Location
- 295 Kusurii Kawai, Nara Japan
- 34°35′17″N 135°42′50″E﻿ / ﻿34.58806°N 135.71389°E

Information
- Type: Private, boarding and day
- Motto: 探究・誠実・気迫 (Study, Sincerity and Spirit)
- Established: 1985
- Founder: Ryotaro Tanose
- Sister school: Nishiyamato Academy of California
- Academy and Junior High School Principal: Yoshihisa Kamimura
- Faculty: 102
- Employees: 12
- Grades: 7 to 12
- Gender: Coeducational
- Enrollment: 1,608 total 138 boarding 1,470 day
- Average class size: 40
- Student to teacher ratio: 15.8:1
- Language: English and Japanese
- Campus type: Suburban
- Athletics: 10 Interscholastic sports
- Website: www.nishiyamato.ed.jp/en/

= Nishiyamato Gakuen Junior High School and High School =

Nishiyamato Gakuen Junior High School and High School (西大和学園中学校・高等学校, Nishiyamato gakuen chūgakkō kōtōgakkō) is a private junior and senior high school for boarding and day students in grades 7–12.
 It is a co-educational college preparatory school, with approximately 1,600 students. The school consists of a junior high school and a senior high school, both located in Kawai, Kitakatsuragi District, Nara Prefecture, Japan, 16 mi southeast of Osaka.

==Overview==
As of 2014, the principal of the Academy and the Junior High School is Yoshihisa Kamimura, while the principal of the High School is Shiro Fukui.

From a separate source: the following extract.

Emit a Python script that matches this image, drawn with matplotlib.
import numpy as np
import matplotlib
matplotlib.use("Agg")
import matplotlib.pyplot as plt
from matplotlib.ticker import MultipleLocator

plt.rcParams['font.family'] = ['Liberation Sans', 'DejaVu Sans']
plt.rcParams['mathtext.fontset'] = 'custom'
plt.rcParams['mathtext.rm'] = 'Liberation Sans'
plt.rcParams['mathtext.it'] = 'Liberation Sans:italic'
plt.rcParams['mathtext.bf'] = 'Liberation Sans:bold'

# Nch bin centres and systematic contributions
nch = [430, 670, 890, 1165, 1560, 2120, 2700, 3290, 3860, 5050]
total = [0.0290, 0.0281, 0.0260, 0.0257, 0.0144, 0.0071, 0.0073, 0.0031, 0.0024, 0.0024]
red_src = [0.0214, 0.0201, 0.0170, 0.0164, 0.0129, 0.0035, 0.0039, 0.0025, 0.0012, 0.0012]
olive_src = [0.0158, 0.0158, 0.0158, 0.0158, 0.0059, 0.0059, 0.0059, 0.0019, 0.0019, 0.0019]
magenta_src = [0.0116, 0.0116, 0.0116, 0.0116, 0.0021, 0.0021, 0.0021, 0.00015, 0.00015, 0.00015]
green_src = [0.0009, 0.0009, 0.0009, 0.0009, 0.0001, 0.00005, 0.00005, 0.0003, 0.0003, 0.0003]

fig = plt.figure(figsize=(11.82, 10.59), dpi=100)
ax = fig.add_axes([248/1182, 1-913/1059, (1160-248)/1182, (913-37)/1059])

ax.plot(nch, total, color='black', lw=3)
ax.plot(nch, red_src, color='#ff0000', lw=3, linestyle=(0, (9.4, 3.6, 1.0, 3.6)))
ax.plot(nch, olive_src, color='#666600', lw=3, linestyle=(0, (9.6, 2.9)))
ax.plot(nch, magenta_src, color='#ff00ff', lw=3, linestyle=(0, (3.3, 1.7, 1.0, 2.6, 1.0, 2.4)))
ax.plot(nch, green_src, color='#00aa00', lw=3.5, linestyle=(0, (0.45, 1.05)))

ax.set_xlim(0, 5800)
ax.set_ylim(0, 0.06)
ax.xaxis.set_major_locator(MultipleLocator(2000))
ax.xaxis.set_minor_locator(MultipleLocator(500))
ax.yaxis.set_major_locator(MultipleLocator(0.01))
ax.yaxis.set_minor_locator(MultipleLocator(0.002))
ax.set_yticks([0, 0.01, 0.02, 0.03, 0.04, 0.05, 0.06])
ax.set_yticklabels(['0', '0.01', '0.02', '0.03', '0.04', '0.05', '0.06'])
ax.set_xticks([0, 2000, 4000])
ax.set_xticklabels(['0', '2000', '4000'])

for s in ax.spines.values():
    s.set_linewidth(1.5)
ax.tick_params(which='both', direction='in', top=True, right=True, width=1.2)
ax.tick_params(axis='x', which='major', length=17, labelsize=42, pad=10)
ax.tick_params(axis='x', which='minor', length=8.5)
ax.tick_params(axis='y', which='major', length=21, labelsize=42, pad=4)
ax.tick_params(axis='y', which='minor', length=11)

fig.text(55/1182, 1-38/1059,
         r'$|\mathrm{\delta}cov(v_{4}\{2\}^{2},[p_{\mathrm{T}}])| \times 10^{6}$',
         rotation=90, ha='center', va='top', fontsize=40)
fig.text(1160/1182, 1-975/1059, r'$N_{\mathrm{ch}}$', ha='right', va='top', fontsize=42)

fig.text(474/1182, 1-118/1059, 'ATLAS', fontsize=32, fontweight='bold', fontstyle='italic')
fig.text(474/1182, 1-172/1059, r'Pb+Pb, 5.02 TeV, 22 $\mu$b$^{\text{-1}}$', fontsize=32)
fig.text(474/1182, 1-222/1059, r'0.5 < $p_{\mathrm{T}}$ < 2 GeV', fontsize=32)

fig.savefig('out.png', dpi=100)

Nishiyamato Academy of California, a Japanese elementary and junior high school for day and Saturday students in Lomita, California in the Los Angeles metropolitan area,
 was founded by Ryotaro Tanose, a Japanese Diet member, as a branch of the Nishiyamato Gakuen.

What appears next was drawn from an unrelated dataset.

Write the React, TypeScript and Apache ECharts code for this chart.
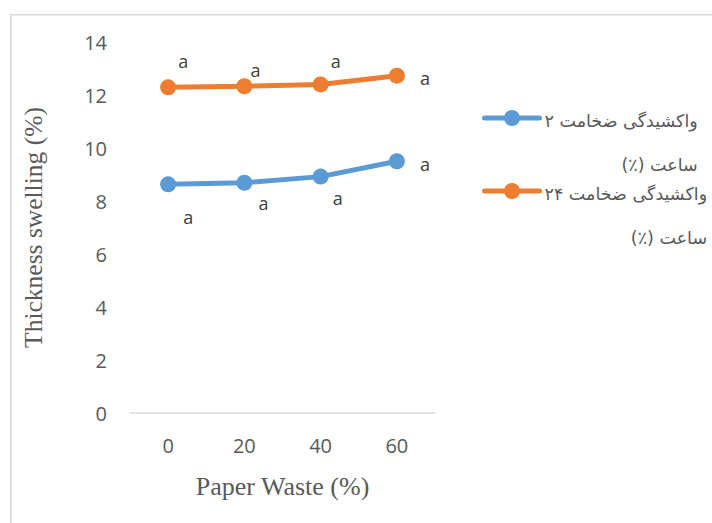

Yamato University (大和大学 Yamato daigaku) is affiliated with the school.

==Facilities==
===Dormitory===
The school has one dormitory, Seiun-ryo (青雲寮, Seiun ryō).
 It has eight rooms for junior high school students, with eight students per room. It has 19 rooms for high school students, with each room having four students. As of 2012, there were 118 students in the dormitory. Of them, 30% came from the Chubu region, 29% came from the Kansai region, 17% came from the Chugoku region and Shikoku, 11% came from Kanto region, 5% came from Kyushu and Okinawa Prefecture, and 2% came from Hokkaido and the Tohoku region. The remaining 6% are returnees from overseas places. Seiun-ryo opened in 1992.